Miscellaneous Facts:
  • The Seven Years' War brought British national debt from 74 million pounds to 133 million pounds, and servicing the debt in the mid-1760s cost five million of the empire's annual eight million pound budget.
  • In 1764, the British Empire transferred smuggling cases from colonial courts to vice-admiralty courts, which took away jury trials that regularly favored the accused.
  • I thought this was a good quote from the loyalist perspective, Mather Byles, 1774: "Which is better--to be ruled by one tyrant three thousand miles away or by three thousand tyrants not a mile away?"
  • The English landed on Staten Island on July 2nd, 1776, and brought enough ships over the coming years to require participation of half the Royal Navy, two-thirds of the British army, and 8,000 Hessian mercenaries.
  • The women who were camp followers of the Continental Army actually drew rations and pay and were subject to court-martial.
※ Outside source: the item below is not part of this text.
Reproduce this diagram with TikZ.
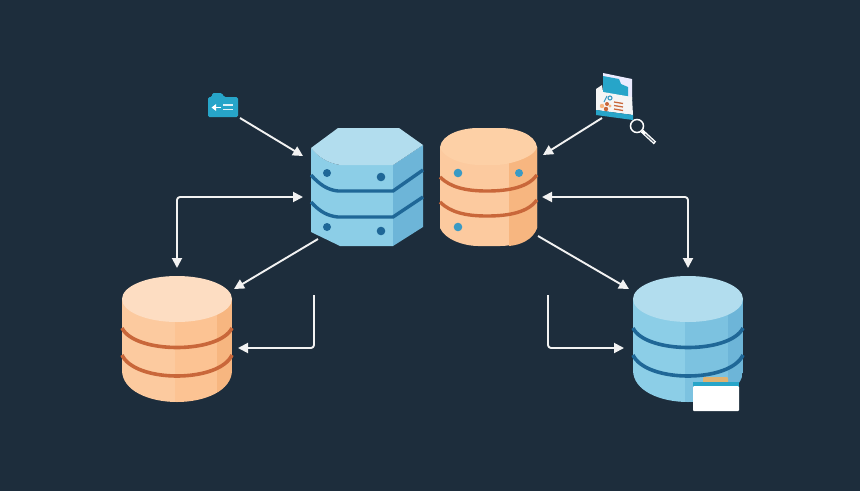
\documentclass[tikz,border=0pt]{standalone}
\usepackage{xcolor}
\usetikzlibrary{arrows.meta}
\definecolor{bgNavy}{HTML}{1D2D3C}
\definecolor{blueTop}{HTML}{B2DDEE}
\definecolor{blueFront}{HTML}{8CCEE7}
\definecolor{blueMid}{HTML}{7CC2E0}
\definecolor{blueSide}{HTML}{6DB5D8}
\definecolor{blueBand}{HTML}{1F6797}
\definecolor{peachTop}{HTML}{FDDDC2}
\definecolor{peachTopB}{HTML}{FDD0A6}
\definecolor{peachFront}{HTML}{FCCA9F}
\definecolor{peachMid}{HTML}{FCC393}
\definecolor{peachSide}{HTML}{F7B680}
\definecolor{rustBand}{HTML}{C9673A}
\definecolor{dotBlue}{HTML}{3A9AC4}
\definecolor{iconTeal}{HTML}{27A5C9}
\tikzset{%
  tipA/.tip={Triangle[length=10pt,width=10pt]},
  flow/.style={draw=white!95!black, line width=1.9pt, rounded corners=3pt, line join=round},
  hidebox/.style={inner sep=0pt, outer sep=0pt, minimum width=#1},
}
% round database: centre x, half width, split x, split x, colours, band colour
\newcommand{\rounddb}[8]{%
  \begin{scope}
  \clip (#1-#2,299) -- (#1-#2,370) .. controls (#1-#2,391) and (#1-#2*.5,402) .. (#1,402)
     .. controls (#1+#2*.5,402) and (#1+#2,391) .. (#1+#2,370) -- (#1+#2,299) -- cycle;
  \fill[#5] (#1-#2,290) rectangle (#3,410);
  \fill[#6] (#3,290) rectangle (#4,410);
  \fill[#7] (#4,290) rectangle (#1+#2,410);
  \end{scope}
  \draw[#8, line width=3.6pt] (#1-#2,328) .. controls (#1-#2+13,354) and (#1+#2-13,354) .. (#1+#2,328);
  \draw[#8, line width=3.6pt] (#1-#2,355) .. controls (#1-#2+13,383) and (#1+#2-13,383) .. (#1+#2,355);
}
\begin{document}
\begin{tikzpicture}[x=1pt,y=-1pt]
\useasboundingbox (0,0) rectangle (860,491);
\fill[bgNavy] (0,0) rectangle (860,491);

% node boxes, the connectors hang on these
\node[hidebox=112pt, minimum height=118pt] (dbHex) at (367,187) {};
\node[hidebox=97pt, minimum height=118pt] (dbOrange) at (488.5,187) {};
\node[hidebox=110pt, minimum height=126pt] (dbLeft) at (177,339) {};
\node[hidebox=110pt, minimum height=126pt] (dbRight) at (688,339) {};
\node[hidebox=30pt, minimum height=24pt] (folderIcon) at (223,105) {};
\node[hidebox=38pt, minimum height=48pt] (docIcon) at (614,96) {};
\coordinate (dropLeft) at (314,295);
\coordinate (dropRight) at (548,295);

% hexagonal database
\fill[blueFront] (311,148) -- (311,232) -- (340,246) -- (393,246) -- (393,165) -- (340,165) .. controls (328,163) and (318,157) .. cycle;
\fill[blueSide] (393,165) -- (423,145) -- (423,227) -- (393,246) -- cycle;
\fill[blueTop] (311,148) -- (338,128) -- (399,128) -- (423,145) -- (393,165) -- (340,165) .. controls (328,163) and (318,157) .. cycle;
\draw[blueBand, line width=3.4pt] (311,175) .. controls (320,185) and (328,190) .. (338,191) -- (393,191) -- (423,170);
\draw[blueBand, line width=3.4pt] (311,202) .. controls (320,212) and (328,216) .. (338,217) -- (393,217) -- (423,197);
\fill[blueBand] (327,173) circle (4);
\fill[blueBand] (381,177) circle (4.3);
\fill[blueBand] (327,227) circle (4);
\fill[blueBand] (381,231) circle (4.3);

% orange database, upper
\fill[peachFront] (440,147) -- (440,228) .. controls (445,240) and (465,246) .. (478,246) -- (500,246) .. controls (515,246) and (533,240) .. (537,228) -- (537,147) -- cycle;
\fill[peachSide] (509,160) -- (537,147) -- (537,228) .. controls (533,240) and (520,245) .. (509,246) -- cycle;
\fill[peachTopB] (440,147) .. controls (442,134) and (462,128) .. (478,128) -- (500,128) .. controls (516,128) and (535,134) .. (537,147) .. controls (535,157) and (510,165) .. (495,165) -- (480,165) .. controls (462,165) and (442,157) .. (440,147) -- cycle;
\draw[rustBand, line width=3.4pt] (440,177) .. controls (450,187) and (465,191) .. (487,191) .. controls (510,191) and (528,187) .. (537,175);
\draw[rustBand, line width=3.4pt] (440,202) .. controls (450,212) and (465,216) .. (487,216) .. controls (510,216) and (528,212) .. (537,200);
\fill[dotBlue] (458,173) circle (4.3);
\fill[dotBlue] (519,173) circle (4);
\fill[dotBlue] (458,227) circle (4.3);

% lower databases
\rounddb{177}{55}{175}{217}{peachFront}{peachMid}{peachSide}{rustBand}
\fill[peachTop] (177,299) ellipse (55 and 23);
\rounddb{688}{55}{685}{728}{blueFront}{blueMid}{blueSide}{blueBand}
\fill[blueTop] (688,299) ellipse (55 and 23);

% card on the right database
\fill[rounded corners=1pt, color={rgb,255:red,224;green,178;blue,112}] (703,377) rectangle (728,383);
\fill[iconTeal] (693,382) rectangle (739,387);
\fill[white, rounded corners=1pt] (693,386) rectangle (739,411);

% folder icon
\fill[iconTeal, rounded corners=1.5pt] (208,97) -- (212,97) -- (212,93) -- (222,93) -- (224,97) -- (238,97) -- (238,117) -- (208,117) -- cycle;
\draw[white, line width=1.8pt, -{Triangle[length=4.5pt,width=6.5pt]}] (221,107.5) -- (211.5,107.5);
\draw[white!85!iconTeal, line width=1.9pt] (223,105) -- (233,105);
\draw[white!85!iconTeal, line width=1.9pt] (223,109.5) -- (233,109.5);

% document icon
\fill[white!92!blue] (603,73) -- (632,79) -- (632,100) -- (603,95) -- cycle;
\fill[iconTeal] (603,76) -- (619,79) -- (621,84) -- (628,87) -- (628,100) -- (603,95) -- cycle;
\fill[white!96!black] (596,89) -- (602,85) -- (603,92) -- (632,97) -- (633,115) -- (596,110) -- cycle;
\fill[iconTeal] (596,110) -- (633,115) -- (633,120) -- (596,115) -- cycle;
\draw[rustBand, line width=1.3pt] (614,102) -- (623,103.5);
\draw[rustBand, line width=1.3pt] (614,105.5) -- (623,107);
\draw[rustBand, line width=1.3pt] (614,109) -- (623,110.5);
\draw[dotBlue, line width=1.1pt] (604,102) -- (607,96);
\draw[dotBlue, line width=1.1pt] (610,98) circle (2);
\fill[peachSide] (602,106) circle (2.2);
\fill[rustBand] (607,104) circle (2);
\fill[rustBand] (606,109) circle (2.2);
\fill[peachSide] (610,106) circle (1.6);

% magnifier
\draw[white, line width=1.5pt] (637,126) circle (6.5);
\draw[white, line width=3.6pt] (642,131) -- (655,143);
\draw[bgNavy!70!white, line width=1pt] (645,134) -- (654,142);

% connectors
\draw[flow, -tipA] ([shift={(2,1)}]folderIcon.south east) -- ([shift={(-8,28)}]dbHex.north west);
\draw[flow, tipA-tipA] ([shift={(-8,10)}]dbHex.west) -| ([shift={(0,-8)}]dbLeft.north);
\draw[flow, -tipA] ([shift={(7,-7)}]dbHex.south west) -- ([shift={(2,-50)}]dbLeft.east);
\draw[flow, -tipA] (dropLeft) |- ([shift={(6,9)}]dbLeft.east);
\draw[flow, -tipA] ([shift={(7,-2)}]docIcon.south west) -- ([shift={(6,-32)}]dbOrange.east);
\draw[flow, tipA-tipA] ([shift={(5,10)}]dbOrange.east) -| ([shift={(0,-8)}]dbRight.north);
\draw[flow, -tipA] ([shift={(1,-10)}]dbOrange.south east) -- ([shift={(-4,-50)}]dbRight.west);
\draw[flow, -tipA] (dropRight) |- ([shift={(-9,9)}]dbRight.west);
\end{tikzpicture}
\end{document}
  • Deborah Sampson used a fake name to serve for nearly two years in the Continental Army before she was discovered after being wounded. She later got a veteran's pension (paid to her husband) and publicly reenacted her time in uniform to make money later in life.
  • In January 1778, Washington boosted recruitment, which was faltering, by endorsing plans to recruit the enslaved in New England states (this plan was stopped in the South), and by the end of the war, Blacks made up a tenth of the Continental Army, double the rate of proportion in the northern population. Southern states considered and shot down similar plans.
  • Rhode Island remained independent until Congress barred its trade with the United States in May 1790.
  • The early American republic had one of the highest literacy rates in the world with about three-quarters of free American adults being literate. There was just one American magazine in 1785, but 28 in 1795. There were 100 American newspapers in 1790 and nearly 400 by 1810. There were 69 post offices in 1788 and 903 by 1700.
  • In 1807, Thomas Jefferson said, "Nothing can now be believed which is seen in a newspaper... The man who never looks into a newspaper is better informed than he who reads them."
  • In New Jersey, women who owned property had the right to vote from 1776 until 1807, when Democratic-Republicans rewrote the law.